--- START SUPPLIED INFORMATION ---

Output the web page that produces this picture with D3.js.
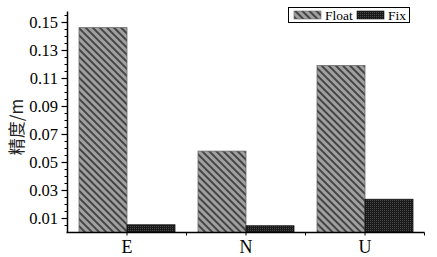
<!DOCTYPE html>
<html><head><meta charset="utf-8">
<script src="https://cdn.jsdelivr.net/npm/d3@7"></script>
<style>body{margin:0;background:#fff}svg{display:block}</style>
</head><body>
<svg id="c" width="437" height="257"></svg>
<script>
const categories = ["E", "N", "U"];
const seriesNames = ["Float", "Fix"];
const floatValues = [0.146, 0.058, 0.119];
const fixValues = [0.0055, 0.0048, 0.0237];
const yTickLabels = [0.01, 0.03, 0.05, 0.07, 0.09, 0.11, 0.13, 0.15];
const yLabel = "精度/m";

const svg = d3.select("#c");
const font = "'Liberation Serif','Times New Roman',serif";
const defs = svg.append("defs");
const p1 = defs.append("pattern").attr("id","hatch").attr("patternUnits","userSpaceOnUse")
  .attr("width",5).attr("height",5).attr("patternTransform","rotate(-45)");
p1.append("rect").attr("width",5).attr("height",5).attr("fill","#a0a0a0");
p1.append("line").attr("x1",1).attr("x2",1).attr("y1",0).attr("y2",5).attr("stroke","#2e2e2e").attr("stroke-width",1.6);
const p2 = defs.append("pattern").attr("id","dots").attr("patternUnits","userSpaceOnUse")
  .attr("width",2).attr("height",2);
p2.append("rect").attr("width",2).attr("height",2).attr("fill","#1a1a1a");
p2.append("rect").attr("width",1).attr("height",1).attr("fill","#4a4a4a");

const x0 = 67.5, x1 = 424.5, yB = 232.5, yT = 11.5;
const x = d3.scaleBand().domain(categories).range([x0, x1]).paddingInner(0).paddingOuter(0);
const y = d3.scaleLinear().domain([0, 0.1575]).range([yB, yT]);
const barW = 48;
const fills = ["url(#hatch)", "url(#dots)"];
const series = [floatValues, fixValues];

series.forEach((vals, si) => {
  svg.append("g").selectAll("rect").data(categories).join("rect")
    .attr("x", d => x(d) + x.bandwidth()/2 - barW + si*barW)
    .attr("y", (d,i) => y(vals[i]))
    .attr("width", barW)
    .attr("height", (d,i) => yB - y(vals[i]))
    .attr("fill", fills[si])
    .attr("stroke", si===0 ? "#6a6a6a" : "#111")
    .attr("stroke-width", 0.8);
});

// y axis
const minor = d3.range(0.005, 0.1576, 0.005);
const ga = svg.append("g");
ga.append("line").attr("x1",x0).attr("x2",x0).attr("y1",yT).attr("y2",yB).attr("stroke","#000").attr("stroke-width",1.5);
ga.selectAll("line.m").data(minor).join("line").attr("class","m")
  .attr("x1", x0-3).attr("x2", x0).attr("y1", d=>Math.round(y(d))+0.5).attr("y2", d=>Math.round(y(d))+0.5)
  .attr("stroke","#000").attr("stroke-width",1);
ga.selectAll("line.M").data(yTickLabels).join("line").attr("class","M")
  .attr("x1", x0-6).attr("x2", x0).attr("y1", d=>Math.round(y(d))+0.5).attr("y2", d=>Math.round(y(d))+0.5)
  .attr("stroke","#000").attr("stroke-width",1.2);
ga.selectAll("text").data(yTickLabels).join("text")
  .attr("x", 58).attr("y", d=>y(d)).attr("dy","0.35em").attr("text-anchor","end")
  .attr("font-family",font).attr("font-size",16.5).attr("fill","#000")
  .text(d=>d.toFixed(2));

// x axis
svg.append("line").attr("x1",x0-1).attr("x2",x1).attr("y1",yB).attr("y2",yB).attr("stroke","#000").attr("stroke-width",1.5);
svg.append("g").selectAll("line").data(categories).join("line")
  .attr("x1", d=>x(d)+x.bandwidth()).attr("x2", d=>x(d)+x.bandwidth())
  .attr("y1", yB).attr("y2", yB+3).attr("stroke","#000");
svg.append("g").selectAll("line").data(categories).join("line")
  .attr("x1", d=>x(d)+x.bandwidth()/2).attr("x2", d=>x(d)+x.bandwidth()/2)
  .attr("y1", yB).attr("y2", yB+3).attr("stroke","#000");
svg.append("g").selectAll("text").data(categories).join("text")
  .attr("x", d=>x(d)+x.bandwidth()/2).attr("y", 253).attr("text-anchor","middle")
  .attr("font-family",font).attr("font-size",18).attr("fill","#000").text(d=>d);

// y label
svg.append("text").attr("transform","translate(23,127) rotate(-90)").attr("text-anchor","middle")
  .attr("font-family","'Noto Sans CJK SC',sans-serif").attr("font-size",17).attr("fill","#222").text(yLabel);

// legend
const lg = svg.append("g");
lg.append("rect").attr("x",288.5).attr("y",7.5).attr("width",121).attr("height",15).attr("fill","#fff").attr("stroke","#000").attr("stroke-width",1);
const lx = [294, 357];
seriesNames.forEach((n,i)=>{
  lg.append("rect").attr("x",lx[i]).attr("y",11).attr("width",27).attr("height",8).attr("fill",fills[i]).attr("stroke",i===0?"#6a6a6a":"#111").attr("stroke-width",0.6);
  lg.append("text").attr("x",lx[i]+31).attr("y",19.5).attr("font-family",font).attr("font-size",13.5).attr("fill","#000").text(n);
});
</script>
</body></html>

--- END SUPPLIED INFORMATION ---

### INSTRUCTIONS FOR THE TASK:
Exclude the images and reproduce the remaining data exactly.

### TASK OUTPUT:
Output the web page that produces this picture with D3.js.
<!DOCTYPE html>
<html><head><meta charset="utf-8">
<script src="https://cdn.jsdelivr.net/npm/d3@7"></script>
<style>body{margin:0;background:#fff}svg{display:block}</style>
</head><body>
<svg id="c" width="437" height="257"></svg>
<script>
const categories = ["E", "N", "U"];
const seriesNames = ["Float", "Fix"];
const floatValues = [0.146, 0.058, 0.119];
const fixValues = [0.0055, 0.0048, 0.0237];
const yTickLabels = [0.01, 0.03, 0.05, 0.07, 0.09, 0.11, 0.13, 0.15];
const yLabel = "精度/m";

const svg = d3.select("#c");
const font = "'Liberation Serif','Times New Roman',serif";
const defs = svg.append("defs");
const p1 = defs.append("pattern").attr("id","hatch").attr("patternUnits","userSpaceOnUse")
  .attr("width",5).attr("height",5).attr("patternTransform","rotate(-45)");
p1.append("rect").attr("width",5).attr("height",5).attr("fill","#a0a0a0");
p1.append("line").attr("x1",1).attr("x2",1).attr("y1",0).attr("y2",5).attr("stroke","#2e2e2e").attr("stroke-width",1.6);
const p2 = defs.append("pattern").attr("id","dots").attr("patternUnits","userSpaceOnUse")
  .attr("width",2).attr("height",2);
p2.append("rect").attr("width",2).attr("height",2).attr("fill","#1a1a1a");
p2.append("rect").attr("width",1).attr("height",1).attr("fill","#4a4a4a");

const x0 = 67.5, x1 = 424.5, yB = 232.5, yT = 11.5;
const x = d3.scaleBand().domain(categories).range([x0, x1]).paddingInner(0).paddingOuter(0);
const y = d3.scaleLinear().domain([0, 0.1575]).range([yB, yT]);
const barW = 48;
const fills = ["url(#hatch)", "url(#dots)"];
const series = [floatValues, fixValues];

series.forEach((vals, si) => {
  svg.append("g").selectAll("rect").data(categories).join("rect")
    .attr("x", d => x(d) + x.bandwidth()/2 - barW + si*barW)
    .attr("y", (d,i) => y(vals[i]))
    .attr("width", barW)
    .attr("height", (d,i) => yB - y(vals[i]))
    .attr("fill", fills[si])
    .attr("stroke", si===0 ? "#6a6a6a" : "#111")
    .attr("stroke-width", 0.8);
});

// y axis
const minor = d3.range(0.005, 0.1576, 0.005);
const ga = svg.append("g");
ga.append("line").attr("x1",x0).attr("x2",x0).attr("y1",yT).attr("y2",yB).attr("stroke","#000").attr("stroke-width",1.5);
ga.selectAll("line.m").data(minor).join("line").attr("class","m")
  .attr("x1", x0-3).attr("x2", x0).attr("y1", d=>Math.round(y(d))+0.5).attr("y2", d=>Math.round(y(d))+0.5)
  .attr("stroke","#000").attr("stroke-width",1);
ga.selectAll("line.M").data(yTickLabels).join("line").attr("class","M")
  .attr("x1", x0-6).attr("x2", x0).attr("y1", d=>Math.round(y(d))+0.5).attr("y2", d=>Math.round(y(d))+0.5)
  .attr("stroke","#000").attr("stroke-width",1.2);
ga.selectAll("text").data(yTickLabels).join("text")
  .attr("x", 58).attr("y", d=>y(d)).attr("dy","0.35em").attr("text-anchor","end")
  .attr("font-family",font).attr("font-size",16.5).attr("fill","#000")
  .text(d=>d.toFixed(2));

// x axis
svg.append("line").attr("x1",x0-1).attr("x2",x1).attr("y1",yB).attr("y2",yB).attr("stroke","#000").attr("stroke-width",1.5);
svg.append("g").selectAll("line").data(categories).join("line")
  .attr("x1", d=>x(d)+x.bandwidth()).attr("x2", d=>x(d)+x.bandwidth())
  .attr("y1", yB).attr("y2", yB+3).attr("stroke","#000");
svg.append("g").selectAll("line").data(categories).join("line")
  .attr("x1", d=>x(d)+x.bandwidth()/2).attr("x2", d=>x(d)+x.bandwidth()/2)
  .attr("y1", yB).attr("y2", yB+3).attr("stroke","#000");
svg.append("g").selectAll("text").data(categories).join("text")
  .attr("x", d=>x(d)+x.bandwidth()/2).attr("y", 253).attr("text-anchor","middle")
  .attr("font-family",font).attr("font-size",18).attr("fill","#000").text(d=>d);

// y label
svg.append("text").attr("transform","translate(23,127) rotate(-90)").attr("text-anchor","middle")
  .attr("font-family","'Noto Sans CJK SC',sans-serif").attr("font-size",17).attr("fill","#222").text(yLabel);

// legend
const lg = svg.append("g");
lg.append("rect").attr("x",288.5).attr("y",7.5).attr("width",121).attr("height",15).attr("fill","#fff").attr("stroke","#000").attr("stroke-width",1);
const lx = [294, 357];
seriesNames.forEach((n,i)=>{
  lg.append("rect").attr("x",lx[i]).attr("y",11).attr("width",27).attr("height",8).attr("fill",fills[i]).attr("stroke",i===0?"#6a6a6a":"#111").attr("stroke-width",0.6);
  lg.append("text").attr("x",lx[i]+31).attr("y",19.5).attr("font-family",font).attr("font-size",13.5).attr("fill","#000").text(n);
});
</script>
</body></html>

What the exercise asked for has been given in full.